:: EXERCISE BRIEF ::
Only the lines from the start of the data through the line containing "XAxis, YAxis, Label" should be written out, exactly as they are, with both ends included and the pictures left out.

:: DATASET EXCERPT ::
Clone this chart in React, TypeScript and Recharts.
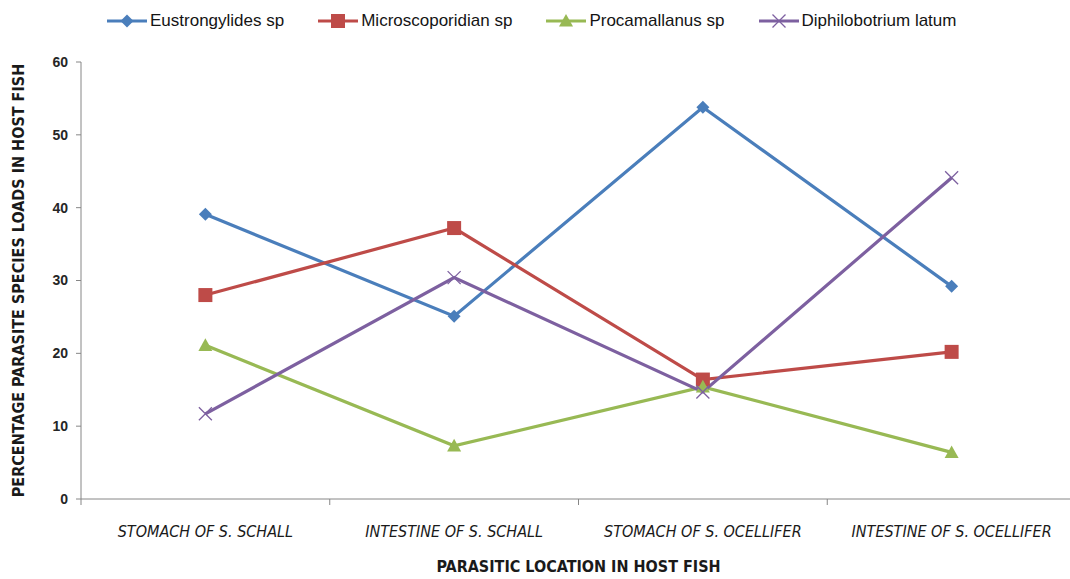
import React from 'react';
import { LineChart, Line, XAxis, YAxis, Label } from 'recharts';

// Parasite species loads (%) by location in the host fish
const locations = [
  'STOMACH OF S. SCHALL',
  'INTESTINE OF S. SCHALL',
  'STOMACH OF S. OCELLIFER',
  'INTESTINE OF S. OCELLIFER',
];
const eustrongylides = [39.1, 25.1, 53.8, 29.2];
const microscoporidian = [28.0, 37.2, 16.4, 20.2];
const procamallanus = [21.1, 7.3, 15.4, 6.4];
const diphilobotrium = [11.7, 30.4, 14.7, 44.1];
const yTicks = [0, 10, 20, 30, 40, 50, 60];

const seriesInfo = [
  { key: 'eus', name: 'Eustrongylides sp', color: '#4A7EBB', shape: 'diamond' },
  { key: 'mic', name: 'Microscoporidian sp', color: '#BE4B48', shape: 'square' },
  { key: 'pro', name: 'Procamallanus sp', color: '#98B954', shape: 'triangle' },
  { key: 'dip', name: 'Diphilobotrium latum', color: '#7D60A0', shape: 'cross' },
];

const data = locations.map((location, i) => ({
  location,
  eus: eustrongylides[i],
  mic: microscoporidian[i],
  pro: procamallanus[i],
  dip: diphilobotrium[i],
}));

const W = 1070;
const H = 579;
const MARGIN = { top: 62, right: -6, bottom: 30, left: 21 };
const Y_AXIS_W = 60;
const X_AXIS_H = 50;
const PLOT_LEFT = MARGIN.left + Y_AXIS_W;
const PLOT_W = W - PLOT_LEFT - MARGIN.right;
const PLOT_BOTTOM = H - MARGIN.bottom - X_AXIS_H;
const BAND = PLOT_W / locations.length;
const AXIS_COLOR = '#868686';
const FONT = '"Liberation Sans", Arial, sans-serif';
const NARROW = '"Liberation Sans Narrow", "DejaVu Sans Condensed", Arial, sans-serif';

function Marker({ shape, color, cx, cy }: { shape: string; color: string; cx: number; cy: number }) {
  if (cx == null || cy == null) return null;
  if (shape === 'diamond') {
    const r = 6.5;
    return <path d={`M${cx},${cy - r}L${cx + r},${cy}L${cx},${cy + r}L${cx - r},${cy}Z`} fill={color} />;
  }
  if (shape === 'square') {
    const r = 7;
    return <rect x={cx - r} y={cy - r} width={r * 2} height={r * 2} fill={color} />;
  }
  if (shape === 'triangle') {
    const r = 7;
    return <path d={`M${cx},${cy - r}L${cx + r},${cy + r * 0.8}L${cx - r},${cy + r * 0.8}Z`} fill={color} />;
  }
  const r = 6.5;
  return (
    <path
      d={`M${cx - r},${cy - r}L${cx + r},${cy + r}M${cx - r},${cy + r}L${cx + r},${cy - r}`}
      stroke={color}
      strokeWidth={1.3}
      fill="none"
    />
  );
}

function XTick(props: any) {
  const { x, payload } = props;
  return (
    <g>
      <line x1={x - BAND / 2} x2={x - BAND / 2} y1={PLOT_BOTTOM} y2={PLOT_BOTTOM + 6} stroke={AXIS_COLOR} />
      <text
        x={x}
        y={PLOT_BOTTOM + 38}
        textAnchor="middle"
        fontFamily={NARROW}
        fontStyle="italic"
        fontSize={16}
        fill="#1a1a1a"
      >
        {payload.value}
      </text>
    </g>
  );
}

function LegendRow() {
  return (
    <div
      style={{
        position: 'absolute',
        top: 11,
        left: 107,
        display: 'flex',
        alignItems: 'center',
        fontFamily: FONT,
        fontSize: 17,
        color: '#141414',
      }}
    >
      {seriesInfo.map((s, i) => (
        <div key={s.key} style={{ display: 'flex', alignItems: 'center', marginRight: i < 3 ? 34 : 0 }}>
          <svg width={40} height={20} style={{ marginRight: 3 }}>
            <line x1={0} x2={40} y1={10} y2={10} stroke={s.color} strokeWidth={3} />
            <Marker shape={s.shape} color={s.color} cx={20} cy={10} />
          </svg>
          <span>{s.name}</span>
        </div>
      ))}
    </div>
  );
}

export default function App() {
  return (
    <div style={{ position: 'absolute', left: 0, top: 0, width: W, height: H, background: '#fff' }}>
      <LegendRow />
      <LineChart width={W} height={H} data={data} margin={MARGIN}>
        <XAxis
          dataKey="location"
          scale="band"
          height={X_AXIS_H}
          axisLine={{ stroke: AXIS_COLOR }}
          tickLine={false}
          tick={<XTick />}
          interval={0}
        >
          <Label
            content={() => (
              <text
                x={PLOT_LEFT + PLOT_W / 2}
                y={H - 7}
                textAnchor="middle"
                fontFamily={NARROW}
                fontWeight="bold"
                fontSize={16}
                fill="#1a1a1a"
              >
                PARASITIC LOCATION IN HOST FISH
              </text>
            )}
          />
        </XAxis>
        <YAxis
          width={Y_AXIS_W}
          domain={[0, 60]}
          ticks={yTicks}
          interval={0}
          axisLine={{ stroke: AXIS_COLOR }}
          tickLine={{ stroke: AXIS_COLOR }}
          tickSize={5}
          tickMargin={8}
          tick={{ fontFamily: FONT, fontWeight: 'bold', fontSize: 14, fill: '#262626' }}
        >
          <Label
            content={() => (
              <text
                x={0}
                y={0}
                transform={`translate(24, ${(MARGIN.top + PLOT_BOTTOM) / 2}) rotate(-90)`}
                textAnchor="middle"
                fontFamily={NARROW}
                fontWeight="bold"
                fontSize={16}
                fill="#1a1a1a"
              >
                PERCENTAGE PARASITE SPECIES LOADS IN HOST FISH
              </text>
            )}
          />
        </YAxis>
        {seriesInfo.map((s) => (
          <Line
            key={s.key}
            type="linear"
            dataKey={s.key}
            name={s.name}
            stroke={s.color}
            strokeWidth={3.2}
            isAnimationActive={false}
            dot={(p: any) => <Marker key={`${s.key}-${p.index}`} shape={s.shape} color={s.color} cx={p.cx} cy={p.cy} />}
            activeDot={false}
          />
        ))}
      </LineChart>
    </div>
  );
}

:: TASK ANSWER ::
Clone this chart in React, TypeScript and Recharts.
import React from 'react';
import { LineChart, Line, XAxis, YAxis, Label } from 'recharts';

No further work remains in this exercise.